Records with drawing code
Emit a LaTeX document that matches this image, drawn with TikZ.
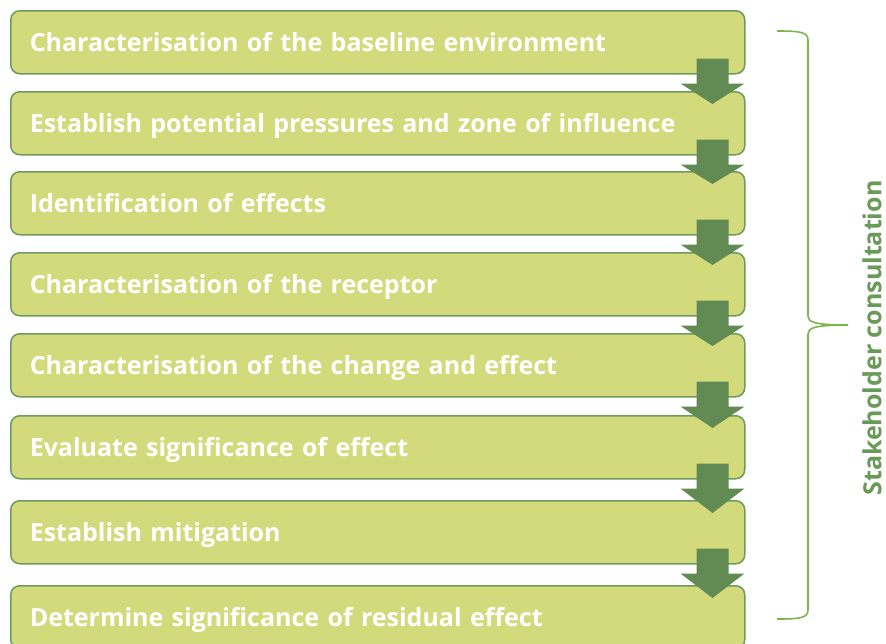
\documentclass[tikz,border=0pt]{standalone}
\usepackage{fontspec}
\setmainfont{Open Sans}
\usetikzlibrary{calc}
\definecolor{boxfill}{HTML}{D3DA7C}
\definecolor{boxline}{HTML}{6E9A5E}
\definecolor{arrowcol}{HTML}{618B53}
\definecolor{bracecol}{HTML}{7AB648}
\definecolor{sidetext}{HTML}{6A9A58}
\tikzset{
  stepbox/.style={draw=boxline, fill=boxfill, line width=1.5pt, rounded corners=9pt,
    anchor=north west, minimum width=734pt, minimum height=63pt, text width=696pt,
    inner xsep=19pt, align=left, text=white, text height=19pt, text depth=0pt,
    font=\fontsize{25}{29}\selectfont\bfseries},
  flowarrow/.style={fill=arrowcol},
  bracestyle/.style={draw=bracecol, line width=1.6pt},
  sidelabel/.style={text=sidetext, rotate=90, font=\fontsize{25}{29}\selectfont\bfseries}
}
\newcommand\flowarr[2]{%
  \fill[flowarrow] ($(#1.south east)+(-49,16)$) -- ++(32,0) -- ++(0,-25) -- ++(16,0)
    -- ($(#2.north east)+(-33,-13)$) -- ($(#1.south east)+(-65,-9)$)
    -- ($(#1.south east)+(-49,-9)$) -- cycle;}
\begin{document}
\begin{tikzpicture}[x=1pt,y=1pt]
\useasboundingbox (0,0) rectangle (886,-643);
\clip (0,0) rectangle (886,-643);
\node[stepbox] (b1) at (10,-10) {Characterisation of the baseline environment};
\node[stepbox] (b2) at (10,-91) {Establish potential pressures and zone of influence};
\node[stepbox] (b3) at (10,-171) {Identification of effects};
\node[stepbox] (b4) at (10,-252) {Characterisation of the receptor};
\node[stepbox] (b5) at (10,-333) {Characterisation of the change and effect};
\node[stepbox] (b6) at (10,-415) {Evaluate significance of effect};
\node[stepbox] (b7) at (10,-500) {Establish mitigation};
\node[stepbox] (b8) at (10,-585) {Determine significance of residual effect};
\flowarr{b1}{b2}
\flowarr{b2}{b3}
\flowarr{b3}{b4}
\flowarr{b4}{b5}
\flowarr{b5}{b6}
\flowarr{b6}{b7}
\flowarr{b7}{b8}
\draw[bracestyle] (777,-31) .. controls (800,-31) and (808,-32) .. (808,-40) -- (808,-316)
  .. controls (808,-322) and (814,-325) .. (848,-325)
  .. controls (814,-325) and (808,-328) .. (808,-334) -- (808,-610)
  .. controls (808,-618) and (800,-619) .. (777,-619);
\node[sidelabel] (side) at (872,-338) {Stakeholder consultation};
\end{tikzpicture}
\end{document}
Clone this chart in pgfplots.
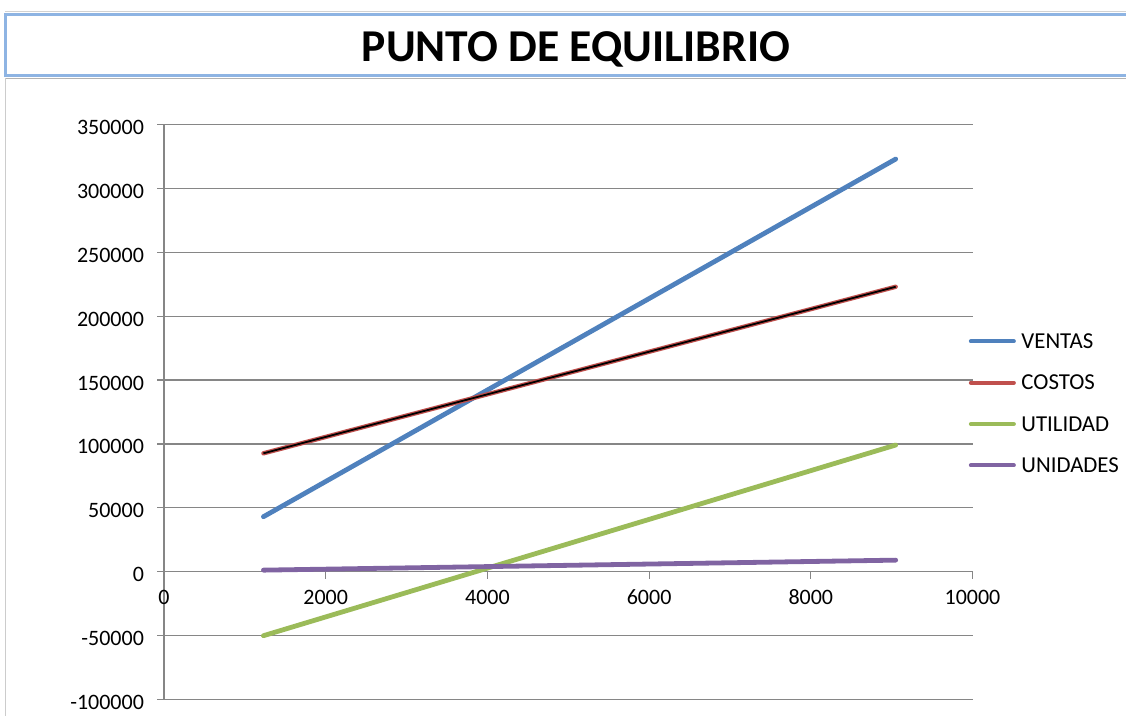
\documentclass[border=0pt]{standalone}
\usepackage{fontspec}
\setmainfont{Carlito}
\usepackage{pgfplots}
\pgfplotsset{compat=1.18}
\definecolor{cVentas}{HTML}{4F81BD}
\definecolor{cCostos}{HTML}{C0504D}
\definecolor{cUtil}{HTML}{9BBB59}
\definecolor{cUnid}{HTML}{8064A2}
\definecolor{cBox}{HTML}{8EB4E3}
\definecolor{cGrid}{HTML}{868686}
\begin{document}
\begin{tikzpicture}
\useasboundingbox (0,0) rectangle (563pt,358pt);
% title box
\draw[draw=gray!35, line width=0.5pt] (2.5pt,352.2pt) -- (575pt,352.2pt);
\draw[draw=cBox, line width=1.5pt] (2.5pt,320pt) rectangle (575pt,350.8pt);
\draw[draw=gray!60, line width=0.5pt] (2.5pt,318.8pt) -- (575pt,318.8pt);
\draw[draw=gray!40, line width=0.5pt] (2.5pt,318.8pt) -- (2.5pt,0pt);
\node[anchor=base, inner sep=0pt, font=\fontsize{22.8}{26}\selectfont\bfseries] at (288pt,327.2pt) {PUNTO DE EQUILIBRIO};
\begin{axis}[
  at={(82pt,8.25pt)}, anchor=south west,
  scale only axis, width=404.25pt, height=287.5pt,
  xmin=0, xmax=10000, ymin=-100000, ymax=350000,
  axis x line=middle, axis y line=left,
  axis line style={-, draw=cGrid, line width=0.6pt},
  every inner x axis line/.append style={-},
  every outer y axis line/.append style={-},
  xtick={0,2000,...,10000},
  ytick={-100000,-50000,...,350000},
  ymajorgrids, grid style={draw=cGrid, line width=0.6pt},
  tick align=outside, major tick length=3.5pt,
  tick style={draw=cGrid, line width=0.6pt},
  scaled ticks=false,
  ticklabel style={font=\fontsize{11}{13}\selectfont},
  /pgf/number format/assume math mode=true,
  /pgf/number format/1000 sep={},
  /pgf/number format/fixed,
  yticklabel style={xshift=-3pt, yshift=-1.5pt},
  xticklabel style={yshift=-2pt},
  hide obscured x ticks=false,
  clip=false,
  legend style={at={(0.995,0.515)}, anchor=west, draw=none, fill=none,
    inner sep=0pt, font=\fontsize{11.4}{13}\selectfont,
    nodes={inner sep=0pt, text height=7pt, text depth=0pt},
    row sep=13.7pt,
    /tikz/every odd column/.append style={column sep=2.8pt}},
  legend cell align=left,
  legend image code/.code={\draw[#1, line width=2pt, line cap=round] (1pt,0pt) -- (22.5pt,0pt);},
]
\addplot[cVentas, line width=2.4pt, line cap=round] coordinates {(1230,43040) (9050,322940)};
\addlegendentry{VENTAS}
\addplot[cCostos, line width=2.2pt, line cap=round] coordinates {(1230,92650) (9050,223000)};
\addlegendentry{COSTOS}
\addplot[cUtil, line width=2.4pt, line cap=round] coordinates {(1230,-50080) (9050,99140)};
\addlegendentry{UTILIDAD}
\addplot[cUnid, line width=2.4pt, line cap=round] coordinates {(1230,1230) (9050,9050)};
\addlegendentry{UNIDADES}
\addplot[black, line width=0.9pt, forget plot] coordinates {(1230,92650) (9050,223000)};
\end{axis}
\end{tikzpicture}
\end{document}
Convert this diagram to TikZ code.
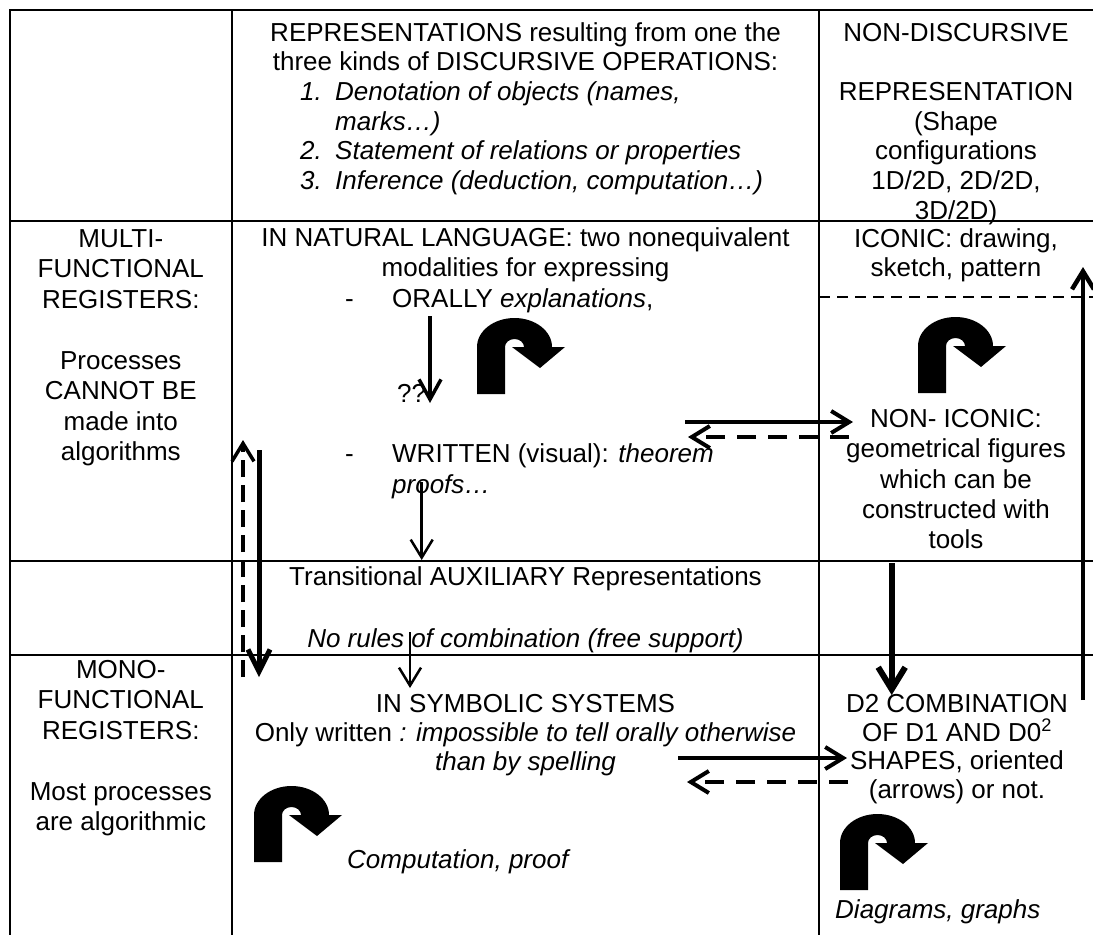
\documentclass[tikz,border=0pt]{standalone}
\usepackage{fontspec}
\setmainfont{Liberation Sans}
\usetikzlibrary{arrows.meta}
\tikzset{
  txt/.style={inner sep=0pt, font=\fontsize{26}{30}\selectfont},
  ctr/.style={txt, anchor=base},
  lft/.style={txt, anchor=base west},
  gridline/.style={line width=1.6pt},
  thindash/.style={line width=1.6pt, dash pattern=on 11pt off 7pt},
  barb/.style={-{Straight Barb[length=#1pt,width=22pt]}},
  uturn/.pic={
    \fill (0,76) -- (0,29) arc[start angle=180,end angle=0,x radius=37.5pt,y radius=29pt]
      -- (88,29) -- (63,50) -- (35,29) -- (47,29)
      arc[start angle=0,end angle=180,x radius=9.5pt,y radius=8pt] -- (28,76) -- cycle;
  }
}
\begin{document}
\begin{tikzpicture}[x=1pt,y=-1pt]
\useasboundingbox (0,0) rectangle (1093,935);
\fill[white] (0,0) rectangle (1093,935);
% table grid
\draw[gridline] (9.2,10) -- (1093,10);
\draw[gridline] (10,10) -- (10,935);
\draw[gridline] (231.7,10) -- (231.7,935);
\draw[gridline] (819,10) -- (819,935);
\draw[gridline] (10,221) -- (1093,221);
\draw[gridline] (10,561) -- (1093,561);
\draw[gridline] (10,655) -- (1093,655);
\draw[thindash] (819,296.7) -- (1093,296.7);

% header row
\node[ctr] (h1) at (525.5,41) {REPRESENTATIONS resulting from one the};
\node[ctr] (h2) at (525.5,70.7) {three kinds of DISCURSIVE OPERATIONS:};
\node[lft] (h3n) at (300,100.4) {\itshape 1.};
\node[lft] (h3) at (335,100.4) {\itshape Denotation of objects (names,};
\node[lft] (h4) at (335,130) {\itshape marks…)};
\node[lft] (h5n) at (300,159.8) {\itshape 2.};
\node[lft] (h5) at (335,159.8) {\itshape Statement of relations or properties};
\node[lft] (h6n) at (300,189.5) {\itshape 3.};
\node[lft] (h6) at (335,189.5) {\itshape Inference (deduction, computation…)};

\node[ctr] (r1) at (956,41) {NON-DISCURSIVE};
\node[ctr] (r2) at (956,100.4) {REPRESENTATION};
\node[ctr] (r3) at (956,130) {(Shape};
\node[ctr] (r4) at (956,159.8) {configurations};
\node[ctr] (r5) at (956,189.5) {1D/2D, 2D/2D,};
\node[ctr] (r6) at (956,219) {3D/2D)};

% multi-functional row
\node[ctr] (m1) at (120.8,247) {MULTI-};
\node[ctr] (m2) at (120.8,277.5) {FUNCTIONAL};
\node[ctr] (m3) at (120.8,308) {REGISTERS:};
\node[ctr] (m4) at (120.8,369) {Processes};
\node[ctr] (m5) at (120.8,399.5) {CANNOT BE};
\node[ctr] (m6) at (120.8,430) {made into};
\node[ctr] (m7) at (120.8,460.5) {algorithms};

\node[ctr] (n1) at (525.5,246) {IN NATURAL LANGUAGE: two nonequivalent};
\node[ctr] (n2) at (525.5,276.5) {modalities for expressing};
\node[lft] (n3d) at (345,307) {-};
\node[lft] (n3) at (392,307) {ORALLY \textit{explanations},};
\node[lft] (qq) at (397,402) {??};
\node[lft] (n4d) at (345,462) {-};
\node[lft] (n4) at (392,462) {WRITTEN (visual): \textit{theorem}};
\node[lft] (n5) at (392,493) {\itshape proofs…};

\node[ctr] (i1) at (956,247) {ICONIC: drawing,};
\node[ctr] (i2) at (956,276) {sketch, pattern};
\node[ctr] (g1) at (956,427) {NON- ICONIC:};
\node[ctr] (g2) at (956,457) {geometrical figures};
\node[ctr] (g3) at (956,488) {which can be};
\node[ctr] (g4) at (956,518) {constructed with};
\node[ctr] (g5) at (956,548) {tools};

% transitional row
\node[ctr] (t1) at (525.5,585) {Transitional AUXILIARY Representations};
\node[ctr] (t2) at (525.5,647) {\itshape No rules of combination (free support)};

% mono-functional row
\node[ctr] (o1) at (120.8,678) {MONO-};
\node[ctr] (o2) at (120.8,708.5) {FUNCTIONAL};
\node[ctr] (o3) at (120.8,739) {REGISTERS:};
\node[ctr] (o4) at (120.8,800) {Most processes};
\node[ctr] (o5) at (120.8,830.5) {are algorithmic};

\node[ctr] (s1) at (525.5,712) {IN SYMBOLIC SYSTEMS};
\node[ctr] (s2) at (525.5,741) {Only written \textit{: impossible to tell orally otherwise}};
\node[ctr] (s3) at (525.5,770) {\itshape than by spelling};
\node[lft] (s4) at (347,868) {\itshape Computation, proof};

\node[ctr] (d1) at (957,712) {D2 COMBINATION};
\node[ctr] (d2) at (957,741) {OF D1 AND D0\textsuperscript{2}};
\node[ctr] (d3) at (957,769) {SHAPES, oriented};
\node[ctr] (d4) at (957,798) {(arrows) or not.};
\node[lft] (d5) at (835,918) {\itshape Diagrams, graphs};

% u-turn icons
\pic (u1) at (477,318) {uturn};
\pic (u2) at (918,317) {uturn};
\pic (u3) at (254,786) {uturn};
\pic (u4) at (840,814) {uturn};

% connector end points
\coordinate (b1) at (430,316);  \coordinate (b2) at (430,403);
\coordinate (c1) at (421.7,482); \coordinate (c2) at (421.7,560);
\coordinate (e1) at (410,632);  \coordinate (e2) at (410,688);
\coordinate (l1) at (243,677);  \coordinate (l2) at (243,440);
\coordinate (k1) at (259,450);  \coordinate (k2) at (259,677);
\coordinate (hs1) at (685,422); \coordinate (hs2) at (853,422);
\coordinate (hd1) at (849,437); \coordinate (hd2) at (688,437);
\coordinate (fs1) at (678,758); \coordinate (fs2) at (847,758);
\coordinate (fd1) at (848,782); \coordinate (fd2) at (687,782);
\coordinate (v1) at (891.7,563); \coordinate (v2) at (891.7,695);
\coordinate (w1) at (1083,700); \coordinate (w2) at (1083,267);

% connectors
\draw[line width=3.5pt, barb=20] (b1) -- (b2);
\draw[line width=2.5pt, barb=18] (c1) -- (c2);
\draw[line width=2.5pt, barb=18] (e1) -- (e2);
\draw[line width=3.5pt, dash pattern=on 17pt off 8pt, barb=18] (l1) -- (l2);
\draw[line width=5pt, -{Straight Barb[length=22pt,width=22pt]}] (k1) -- (k2);
\draw[line width=4pt, barb=18] (hs1) -- (hs2);
\draw[line width=4pt, dash pattern=on 19pt off 12pt, barb=18] (hd1) -- (hd2);
\draw[line width=4pt, barb=18] (fs1) -- (fs2);
\draw[line width=4pt, dash pattern=on 19pt off 12pt, barb=18] (fd1) -- (fd2);
\draw[line width=6pt, -{Straight Barb[length=22pt,width=27pt]}] (v1) -- (v2);
\draw[line width=4.5pt, barb=18] (w1) -- (w2);
\end{tikzpicture}
\end{document}
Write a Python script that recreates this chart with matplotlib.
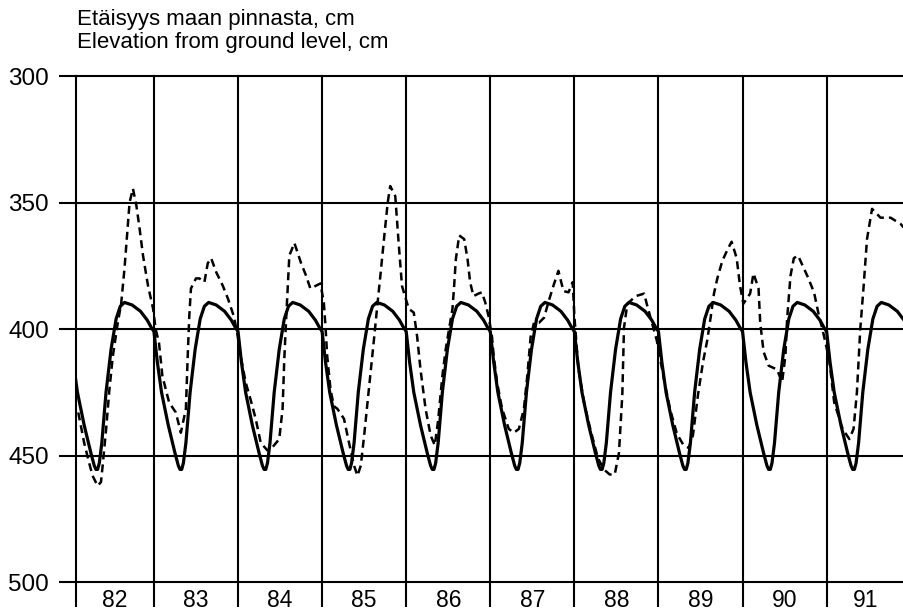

# [GOAL]
From the records given above, copy all lines containing "chart".

# [SOLUTION]
Clone this chart in pgfplots.
Write a Python script that recreates this chart with matplotlib.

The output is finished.